— start TASK INPUTS —
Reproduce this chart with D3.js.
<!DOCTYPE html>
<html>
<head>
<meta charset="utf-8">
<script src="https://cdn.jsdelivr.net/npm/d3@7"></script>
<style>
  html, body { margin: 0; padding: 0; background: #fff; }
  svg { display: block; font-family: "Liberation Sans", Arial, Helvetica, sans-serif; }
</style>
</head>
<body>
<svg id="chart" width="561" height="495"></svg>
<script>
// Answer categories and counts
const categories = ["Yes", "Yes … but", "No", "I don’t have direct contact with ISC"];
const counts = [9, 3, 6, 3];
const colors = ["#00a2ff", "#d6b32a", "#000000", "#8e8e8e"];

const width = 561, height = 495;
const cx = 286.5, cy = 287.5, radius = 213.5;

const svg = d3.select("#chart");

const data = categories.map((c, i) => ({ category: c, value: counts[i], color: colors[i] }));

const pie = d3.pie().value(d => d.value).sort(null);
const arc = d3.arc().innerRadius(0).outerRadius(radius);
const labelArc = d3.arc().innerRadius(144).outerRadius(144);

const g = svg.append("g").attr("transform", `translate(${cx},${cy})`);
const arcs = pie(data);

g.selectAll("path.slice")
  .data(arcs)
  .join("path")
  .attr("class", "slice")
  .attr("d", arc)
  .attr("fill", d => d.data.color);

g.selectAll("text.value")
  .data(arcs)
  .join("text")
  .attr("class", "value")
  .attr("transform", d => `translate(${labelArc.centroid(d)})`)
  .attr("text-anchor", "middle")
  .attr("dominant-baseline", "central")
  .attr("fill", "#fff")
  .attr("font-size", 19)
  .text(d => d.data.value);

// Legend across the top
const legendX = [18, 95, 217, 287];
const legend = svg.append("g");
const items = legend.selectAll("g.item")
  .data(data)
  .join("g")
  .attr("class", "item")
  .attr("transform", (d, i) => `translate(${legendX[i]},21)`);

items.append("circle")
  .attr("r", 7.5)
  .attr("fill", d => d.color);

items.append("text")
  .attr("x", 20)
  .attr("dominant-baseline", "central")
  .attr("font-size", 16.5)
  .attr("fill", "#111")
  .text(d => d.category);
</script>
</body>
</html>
— end TASK INPUTS —
— start TASK INPUTS —
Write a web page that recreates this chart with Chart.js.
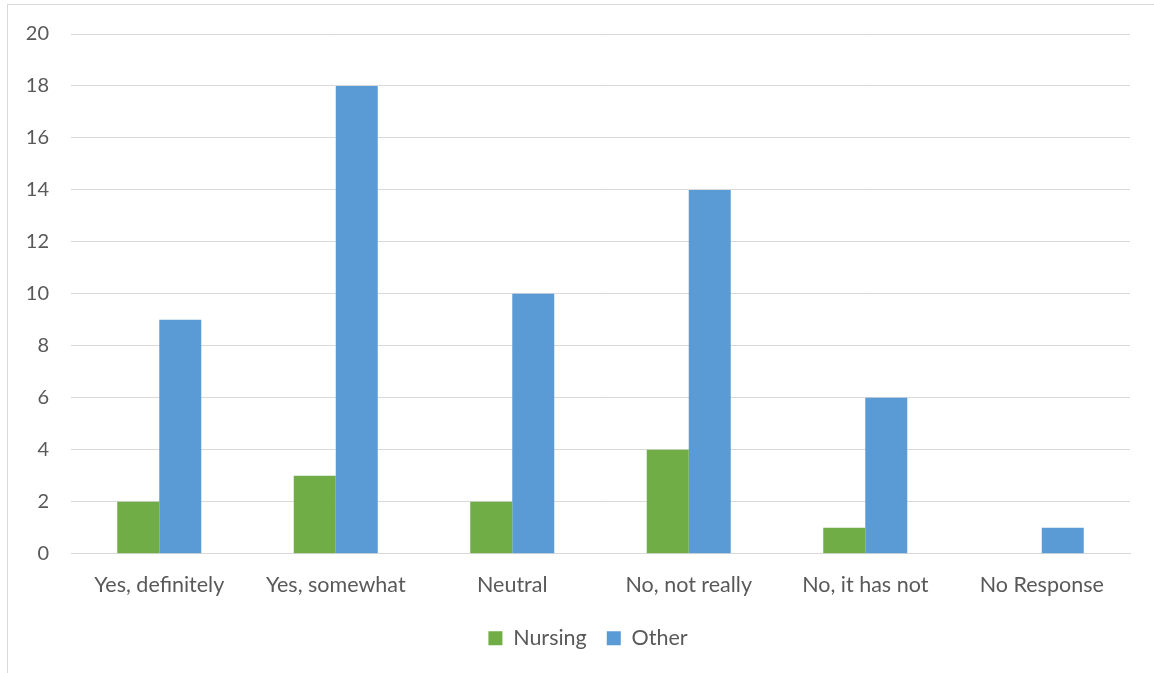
— end TASK INPUTS —
> _INSTRUCTION_:
Retype, exactly and in full, the lines above from the one containing "Reproduce this chart with D3.js." through the one containing "const arcs = pie(data);".

> _PROBLEM SOLUTION_:
Reproduce this chart with D3.js.
<!DOCTYPE html>
<html>
<head>
<meta charset="utf-8">
<script src="https://cdn.jsdelivr.net/npm/d3@7"></script>
<style>
  html, body { margin: 0; padding: 0; background: #fff; }
  svg { display: block; font-family: "Liberation Sans", Arial, Helvetica, sans-serif; }
</style>
</head>
<body>
<svg id="chart" width="561" height="495"></svg>
<script>
// Answer categories and counts
const categories = ["Yes", "Yes … but", "No", "I don’t have direct contact with ISC"];
const counts = [9, 3, 6, 3];
const colors = ["#00a2ff", "#d6b32a", "#000000", "#8e8e8e"];

const width = 561, height = 495;
const cx = 286.5, cy = 287.5, radius = 213.5;

const svg = d3.select("#chart");

const data = categories.map((c, i) => ({ category: c, value: counts[i], color: colors[i] }));

const pie = d3.pie().value(d => d.value).sort(null);
const arc = d3.arc().innerRadius(0).outerRadius(radius);
const labelArc = d3.arc().innerRadius(144).outerRadius(144);

const g = svg.append("g").attr("transform", `translate(${cx},${cy})`);
const arcs = pie(data);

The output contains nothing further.